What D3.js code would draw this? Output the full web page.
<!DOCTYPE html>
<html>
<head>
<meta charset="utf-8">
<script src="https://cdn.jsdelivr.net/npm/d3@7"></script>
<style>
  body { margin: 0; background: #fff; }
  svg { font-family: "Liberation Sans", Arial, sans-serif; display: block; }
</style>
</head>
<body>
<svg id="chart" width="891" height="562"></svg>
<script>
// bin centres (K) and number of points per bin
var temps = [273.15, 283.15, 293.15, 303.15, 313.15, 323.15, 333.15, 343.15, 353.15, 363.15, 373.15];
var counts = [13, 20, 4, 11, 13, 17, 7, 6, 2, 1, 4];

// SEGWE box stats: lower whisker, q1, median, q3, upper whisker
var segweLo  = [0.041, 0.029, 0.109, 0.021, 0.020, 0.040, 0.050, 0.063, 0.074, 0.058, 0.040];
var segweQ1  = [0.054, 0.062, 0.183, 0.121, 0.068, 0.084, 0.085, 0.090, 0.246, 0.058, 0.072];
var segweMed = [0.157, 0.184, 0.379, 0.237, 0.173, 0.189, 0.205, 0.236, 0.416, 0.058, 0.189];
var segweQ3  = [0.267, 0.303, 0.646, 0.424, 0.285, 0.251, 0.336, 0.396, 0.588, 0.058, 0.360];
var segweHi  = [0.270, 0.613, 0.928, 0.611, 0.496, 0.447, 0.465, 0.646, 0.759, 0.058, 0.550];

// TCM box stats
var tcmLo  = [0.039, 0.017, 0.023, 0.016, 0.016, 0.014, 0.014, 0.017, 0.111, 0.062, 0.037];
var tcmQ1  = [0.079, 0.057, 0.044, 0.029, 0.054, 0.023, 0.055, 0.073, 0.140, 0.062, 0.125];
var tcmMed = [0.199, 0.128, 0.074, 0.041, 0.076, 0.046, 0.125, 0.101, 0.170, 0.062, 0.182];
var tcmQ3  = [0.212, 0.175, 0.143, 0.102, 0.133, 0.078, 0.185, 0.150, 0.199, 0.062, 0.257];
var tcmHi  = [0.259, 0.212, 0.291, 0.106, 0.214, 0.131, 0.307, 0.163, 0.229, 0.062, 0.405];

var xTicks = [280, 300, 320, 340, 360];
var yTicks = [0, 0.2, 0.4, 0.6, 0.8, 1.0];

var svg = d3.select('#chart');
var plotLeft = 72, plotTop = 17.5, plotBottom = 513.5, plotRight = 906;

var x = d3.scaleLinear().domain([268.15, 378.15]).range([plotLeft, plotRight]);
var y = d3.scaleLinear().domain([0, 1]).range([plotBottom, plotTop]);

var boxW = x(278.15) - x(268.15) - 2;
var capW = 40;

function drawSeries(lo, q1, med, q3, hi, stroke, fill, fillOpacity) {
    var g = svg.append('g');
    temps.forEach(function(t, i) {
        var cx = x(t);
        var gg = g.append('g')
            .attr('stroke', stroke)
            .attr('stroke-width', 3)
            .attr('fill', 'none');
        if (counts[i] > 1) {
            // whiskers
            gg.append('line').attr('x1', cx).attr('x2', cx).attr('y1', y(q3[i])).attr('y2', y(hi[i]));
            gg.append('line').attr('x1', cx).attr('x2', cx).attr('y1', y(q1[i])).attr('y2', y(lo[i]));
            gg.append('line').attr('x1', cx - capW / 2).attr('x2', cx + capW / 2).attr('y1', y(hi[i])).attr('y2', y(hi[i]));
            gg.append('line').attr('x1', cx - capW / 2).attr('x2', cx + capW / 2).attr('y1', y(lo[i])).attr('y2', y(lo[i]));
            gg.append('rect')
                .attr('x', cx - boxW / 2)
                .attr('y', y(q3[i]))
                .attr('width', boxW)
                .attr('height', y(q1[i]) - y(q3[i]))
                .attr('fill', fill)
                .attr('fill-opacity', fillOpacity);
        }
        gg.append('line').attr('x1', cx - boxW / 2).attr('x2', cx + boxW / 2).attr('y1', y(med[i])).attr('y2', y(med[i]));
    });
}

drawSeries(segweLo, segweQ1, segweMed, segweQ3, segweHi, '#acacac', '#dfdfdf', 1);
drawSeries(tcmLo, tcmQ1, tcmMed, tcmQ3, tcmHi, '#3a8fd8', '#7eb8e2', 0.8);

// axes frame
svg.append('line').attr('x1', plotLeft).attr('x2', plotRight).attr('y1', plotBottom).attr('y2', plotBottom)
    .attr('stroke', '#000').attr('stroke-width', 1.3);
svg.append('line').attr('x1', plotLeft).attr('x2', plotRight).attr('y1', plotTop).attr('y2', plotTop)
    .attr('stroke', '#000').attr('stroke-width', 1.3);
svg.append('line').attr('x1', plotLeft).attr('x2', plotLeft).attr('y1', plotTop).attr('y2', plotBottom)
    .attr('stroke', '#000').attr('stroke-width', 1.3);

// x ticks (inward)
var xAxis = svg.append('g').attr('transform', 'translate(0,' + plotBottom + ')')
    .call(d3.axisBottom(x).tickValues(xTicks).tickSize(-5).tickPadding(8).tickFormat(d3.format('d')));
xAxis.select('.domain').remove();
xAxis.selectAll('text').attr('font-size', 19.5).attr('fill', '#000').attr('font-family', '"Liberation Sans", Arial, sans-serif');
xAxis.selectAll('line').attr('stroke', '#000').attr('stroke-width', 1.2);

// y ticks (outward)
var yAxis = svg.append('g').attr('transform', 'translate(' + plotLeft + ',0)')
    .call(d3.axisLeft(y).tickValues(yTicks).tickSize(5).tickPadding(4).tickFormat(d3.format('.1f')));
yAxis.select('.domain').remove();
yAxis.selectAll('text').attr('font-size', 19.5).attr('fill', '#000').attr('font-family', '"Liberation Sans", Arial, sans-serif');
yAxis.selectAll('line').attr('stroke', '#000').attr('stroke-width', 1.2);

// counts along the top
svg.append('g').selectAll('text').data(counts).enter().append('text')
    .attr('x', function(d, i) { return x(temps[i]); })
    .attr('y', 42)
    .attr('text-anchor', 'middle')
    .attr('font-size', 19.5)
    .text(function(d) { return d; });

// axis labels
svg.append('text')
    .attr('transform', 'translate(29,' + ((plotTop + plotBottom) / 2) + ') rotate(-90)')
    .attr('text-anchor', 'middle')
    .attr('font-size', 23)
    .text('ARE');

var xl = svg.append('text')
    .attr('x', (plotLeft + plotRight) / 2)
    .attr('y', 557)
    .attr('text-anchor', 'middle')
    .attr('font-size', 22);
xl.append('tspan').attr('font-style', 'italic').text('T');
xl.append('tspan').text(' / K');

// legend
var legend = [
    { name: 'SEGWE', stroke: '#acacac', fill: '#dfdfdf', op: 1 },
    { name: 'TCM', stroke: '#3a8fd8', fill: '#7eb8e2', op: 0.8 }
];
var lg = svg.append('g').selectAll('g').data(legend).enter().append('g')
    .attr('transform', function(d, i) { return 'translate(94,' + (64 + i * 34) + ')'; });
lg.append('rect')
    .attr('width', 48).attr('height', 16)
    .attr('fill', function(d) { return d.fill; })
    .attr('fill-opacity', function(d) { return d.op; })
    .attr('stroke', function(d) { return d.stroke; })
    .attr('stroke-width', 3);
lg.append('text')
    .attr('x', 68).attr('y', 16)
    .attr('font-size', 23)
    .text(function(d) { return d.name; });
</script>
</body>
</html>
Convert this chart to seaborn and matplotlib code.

*-*-*

Copy each line above that contains the string "chart".

Result of this exercise
<svg id="chart" width="891" height="562"></svg>
var svg = d3.select('#chart');
Convert this chart to seaborn and matplotlib code.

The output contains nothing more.